Rinker performs well in the US

Rinker performs well in the US
Published: 27 January 2005

Shares in Rinker Group Ltd jumped higher in early trade after the group upgraded its full year guidance on the back of solid demand and price rises for its building products. The group’s United States business Rinker Materials - which contributes about 80 per cent of group earnings and revenue - has achieved the biggest success. Rinker today said that the combination of price rises and continued strong demand for houses in the US would boost Rinker Materials’ earnings before interest and tax (EBIT) by 35 per cent for the full year ending March 31, in US dollar terms. That’s up from previous guidance of a 30 per cent rise.

Rinker made the forecasts today as it reported its results to the end of the third quarter, beating analysts’ expectations. For the nine months to December 31, 2004, net profit was up 26 per cent to $A418m.  "It was obviously a strong result, driven by concrete and cement in Florida," UBS analyst Mark Ebbinghaus said.  For the first nine months, EBIT for Rinker Materials was up 45 per cent to $US135.3m, with particular strength in Florida, which alone accounts for more than 40 per cent of total group earnings.

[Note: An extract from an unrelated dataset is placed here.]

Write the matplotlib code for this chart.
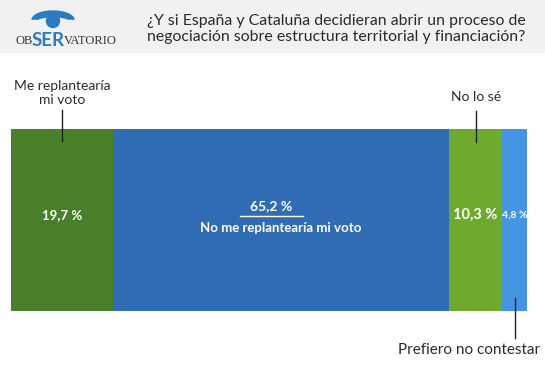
import matplotlib
matplotlib.use("Agg")
import numpy as np
from matplotlib import pyplot as plt
from matplotlib.patches import Rectangle, Circle, Ellipse

plt.rcParams['font.family'] = ['Lato', 'DejaVu Sans']

# datos de la encuesta
categorias = ["Me replantearía mi voto", "No me replantearía mi voto", "No lo sé", "Prefiero no contestar"]
valores = [19.7, 65.2, 10.3, 4.8]
etiquetas = ["19,7 %", "65,2 %", "10,3 %", "4,8 %"]
colores = ["#4a7f2a", "#2f6cb4", "#6eaa2e", "#4496e2"]

titulo = "¿Y si España y Cataluña decidieran abrir un proceso de\nnegociación sobre estructura territorial y financiación?"

W, H = 545, 374
fig = plt.figure(figsize=(W / 100, H / 100), dpi=100)

# capa de fondo en pixeles para cabecera y logo
bg = fig.add_axes([0, 0, 1, 1])
bg.set_xlim(0, W)
bg.set_ylim(H, 0)
bg.axis("off")
bg.add_patch(Rectangle((0, 0), W, 52, color="#f1f1f1", zorder=0))
bg.text(147, 29, titulo, fontsize=11.4, color="#2b2b2b", va="center", ha="left", linespacing=1.25)

# logo aproximado
bg.add_patch(Ellipse((53, 20), 42, 18, color="#2b7bc0", zorder=1))
bg.add_patch(Ellipse((53, 24), 36, 12, color="#f1f1f1", zorder=2))
bg.add_patch(Rectangle((28, 20), 50, 12, color="#f1f1f1", zorder=2))
bg.add_patch(Circle((53, 21), 6.5, color="#2b7bc0", zorder=3))
bg.text(15, 41, "OB", fontsize=9, family="Liberation Serif", color="#333333", va="center", ha="left")
bg.text(32, 40, "SER", fontsize=13.5, fontweight="bold", color="#2b7bc0", va="center", ha="left")
bg.text(64, 41, "VATORIO", fontsize=9, family="Liberation Serif", color="#333333", va="center", ha="left")

# barra apilada
x0, x1, y0, y1 = 11, 527, 129, 311
ax = fig.add_axes([x0 / W, 1 - y1 / H, (x1 - x0) / W, (y1 - y0) / H])
izq = np.concatenate([[0], np.cumsum(valores)[:-1]])
for i in range(len(valores)):
    ax.barh([0], valores[i], left=izq[i], height=1, color=colores[i], edgecolor="none")
ax.set_xlim(0, sum(valores))
ax.set_ylim(-0.5, 0.5)
ax.axis("off")

centros = izq + np.array(valores) / 2
tr = ax.get_xaxis_transform()
yc = lambda py: 1 - (py - y0) / (y1 - y0)

ax.text(centros[0], yc(215), etiquetas[0], transform=tr, color="white", fontsize=9.5,
        fontweight="bold", ha="center", va="center")
ax.text(centros[2], yc(215), etiquetas[2], transform=tr, color="white", fontsize=10.5,
        fontweight="bold", ha="center", va="center")
ax.text(centros[3], yc(215), etiquetas[3], transform=tr, color="white", fontsize=7.5,
        fontweight="bold", ha="center", va="center", clip_on=False)

# etiqueta central
cx = centros[1] - 1.9
ax.text(cx, yc(206), etiquetas[1], transform=tr, color="white", fontsize=10,
        fontweight="bold", ha="center", va="center")
ax.plot([cx - 6.1, cx + 6.1], [yc(216), yc(216)], transform=tr, color="white", lw=1)
ax.text(centros[1], yc(228), categorias[1], transform=tr, color="white", fontsize=9.5,
        fontweight="bold", ha="center", va="center")

# etiquetas externas con lineas guia
ax.plot([centros[0], centros[0]], [yc(110), yc(141)], transform=tr, color="#222222", lw=1, clip_on=False)
ax.text(centros[0], yc(93), "Me replantearía\nmi voto", transform=tr, color="#2b2b2b", fontsize=10,
        ha="center", va="center", linespacing=1.1, clip_on=False)
ax.plot([centros[2], centros[2]], [yc(111), yc(142)], transform=tr, color="#222222", lw=1, clip_on=False)
ax.text(centros[2], yc(97), categorias[2], transform=tr, color="#2b2b2b", fontsize=10,
        ha="center", va="center", clip_on=False)
ax.plot([centros[3], centros[3]], [yc(298), yc(338)], transform=tr, color="#222222", lw=1, clip_on=False)
ax.text(centros[3] + 5.0, yc(350), categorias[3], transform=tr, color="#2b2b2b", fontsize=11,
        ha="right", va="center", clip_on=False)

fig.savefig("out.png", dpi=100)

"In Florida you have the advantage that there’s aggregates shortages. That just gives you pricing power," another analyst, who did not want to be named, said.  "That flows into your concrete business.  "If all the competitors have sold out, there’s no point in dropping your prices. You keep pushing the price up."

Rinker chief executive David Clarke said construction activity was now expected to slow across most of the group’s major markets.  "But we continue to expect slight incremental growth in volumes in both the US and Australia," he said in a statement.  "Further price increases are also expected during the quarter in the US and from April in Australia, aimed at offsetting more anticipated cost increases." Mr Clarke also said the acquisitions continued to be scarce, but Rinker remained on the look-out and was also considering some form of capital management. (Abstracted from Australian Associated Press report).